_Short task_: All of the material should be reproduced exactly, with pictures left out.

_Data provided_:
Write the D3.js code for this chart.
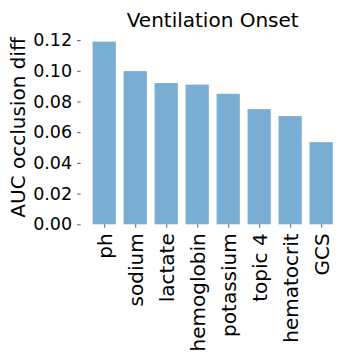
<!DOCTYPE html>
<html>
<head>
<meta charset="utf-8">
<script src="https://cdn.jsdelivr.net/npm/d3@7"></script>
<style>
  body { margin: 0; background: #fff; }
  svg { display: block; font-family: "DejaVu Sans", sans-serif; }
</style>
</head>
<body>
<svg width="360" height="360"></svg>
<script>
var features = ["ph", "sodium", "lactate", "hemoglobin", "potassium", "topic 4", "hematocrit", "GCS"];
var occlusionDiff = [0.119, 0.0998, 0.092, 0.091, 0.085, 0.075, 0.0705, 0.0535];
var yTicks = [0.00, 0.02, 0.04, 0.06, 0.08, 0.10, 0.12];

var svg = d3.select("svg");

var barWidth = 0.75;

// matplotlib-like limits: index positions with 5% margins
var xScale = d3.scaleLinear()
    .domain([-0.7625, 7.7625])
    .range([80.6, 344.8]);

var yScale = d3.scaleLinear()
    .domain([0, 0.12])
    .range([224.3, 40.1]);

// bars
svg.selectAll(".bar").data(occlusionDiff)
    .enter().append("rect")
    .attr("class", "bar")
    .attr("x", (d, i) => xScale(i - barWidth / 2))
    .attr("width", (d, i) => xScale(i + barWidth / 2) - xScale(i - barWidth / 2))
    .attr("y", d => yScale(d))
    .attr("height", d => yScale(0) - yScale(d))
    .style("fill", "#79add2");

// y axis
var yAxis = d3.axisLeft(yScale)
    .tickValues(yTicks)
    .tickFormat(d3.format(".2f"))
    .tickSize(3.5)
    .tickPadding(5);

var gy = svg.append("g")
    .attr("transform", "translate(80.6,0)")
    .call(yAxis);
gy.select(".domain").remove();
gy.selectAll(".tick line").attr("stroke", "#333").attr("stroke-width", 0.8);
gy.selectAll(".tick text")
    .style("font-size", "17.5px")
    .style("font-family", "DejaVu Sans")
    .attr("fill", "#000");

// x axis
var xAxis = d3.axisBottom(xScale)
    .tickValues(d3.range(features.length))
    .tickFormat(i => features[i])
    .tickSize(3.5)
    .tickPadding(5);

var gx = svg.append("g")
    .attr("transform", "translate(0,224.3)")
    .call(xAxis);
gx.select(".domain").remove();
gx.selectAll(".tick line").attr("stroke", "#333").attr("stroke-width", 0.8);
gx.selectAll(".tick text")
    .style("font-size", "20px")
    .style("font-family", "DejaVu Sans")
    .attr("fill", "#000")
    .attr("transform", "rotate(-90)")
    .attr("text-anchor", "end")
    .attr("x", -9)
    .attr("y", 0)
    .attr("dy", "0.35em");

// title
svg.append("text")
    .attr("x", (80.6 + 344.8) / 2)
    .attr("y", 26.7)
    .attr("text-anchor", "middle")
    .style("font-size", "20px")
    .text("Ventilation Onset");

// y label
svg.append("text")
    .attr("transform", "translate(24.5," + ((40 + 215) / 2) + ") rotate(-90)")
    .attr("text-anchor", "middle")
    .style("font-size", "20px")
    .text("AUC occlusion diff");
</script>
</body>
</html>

_Expected answer_:
Write the D3.js code for this chart.
<!DOCTYPE html>
<html>
<head>
<meta charset="utf-8">
<script src="https://cdn.jsdelivr.net/npm/d3@7"></script>
<style>
  body { margin: 0; background: #fff; }
  svg { display: block; font-family: "DejaVu Sans", sans-serif; }
</style>
</head>
<body>
<svg width="360" height="360"></svg>
<script>
var features = ["ph", "sodium", "lactate", "hemoglobin", "potassium", "topic 4", "hematocrit", "GCS"];
var occlusionDiff = [0.119, 0.0998, 0.092, 0.091, 0.085, 0.075, 0.0705, 0.0535];
var yTicks = [0.00, 0.02, 0.04, 0.06, 0.08, 0.10, 0.12];

var svg = d3.select("svg");

var barWidth = 0.75;

// matplotlib-like limits: index positions with 5% margins
var xScale = d3.scaleLinear()
    .domain([-0.7625, 7.7625])
    .range([80.6, 344.8]);

var yScale = d3.scaleLinear()
    .domain([0, 0.12])
    .range([224.3, 40.1]);

// bars
svg.selectAll(".bar").data(occlusionDiff)
    .enter().append("rect")
    .attr("class", "bar")
    .attr("x", (d, i) => xScale(i - barWidth / 2))
    .attr("width", (d, i) => xScale(i + barWidth / 2) - xScale(i - barWidth / 2))
    .attr("y", d => yScale(d))
    .attr("height", d => yScale(0) - yScale(d))
    .style("fill", "#79add2");

// y axis
var yAxis = d3.axisLeft(yScale)
    .tickValues(yTicks)
    .tickFormat(d3.format(".2f"))
    .tickSize(3.5)
    .tickPadding(5);

var gy = svg.append("g")
    .attr("transform", "translate(80.6,0)")
    .call(yAxis);
gy.select(".domain").remove();
gy.selectAll(".tick line").attr("stroke", "#333").attr("stroke-width", 0.8);
gy.selectAll(".tick text")
    .style("font-size", "17.5px")
    .style("font-family", "DejaVu Sans")
    .attr("fill", "#000");

// x axis
var xAxis = d3.axisBottom(xScale)
    .tickValues(d3.range(features.length))
    .tickFormat(i => features[i])
    .tickSize(3.5)
    .tickPadding(5);

var gx = svg.append("g")
    .attr("transform", "translate(0,224.3)")
    .call(xAxis);
gx.select(".domain").remove();
gx.selectAll(".tick line").attr("stroke", "#333").attr("stroke-width", 0.8);
gx.selectAll(".tick text")
    .style("font-size", "20px")
    .style("font-family", "DejaVu Sans")
    .attr("fill", "#000")
    .attr("transform", "rotate(-90)")
    .attr("text-anchor", "end")
    .attr("x", -9)
    .attr("y", 0)
    .attr("dy", "0.35em");

// title
svg.append("text")
    .attr("x", (80.6 + 344.8) / 2)
    .attr("y", 26.7)
    .attr("text-anchor", "middle")
    .style("font-size", "20px")
    .text("Ventilation Onset");

// y label
svg.append("text")
    .attr("transform", "translate(24.5," + ((40 + 215) / 2) + ") rotate(-90)")
    .attr("text-anchor", "middle")
    .style("font-size", "20px")
    .text("AUC occlusion diff");
</script>
</body>
</html>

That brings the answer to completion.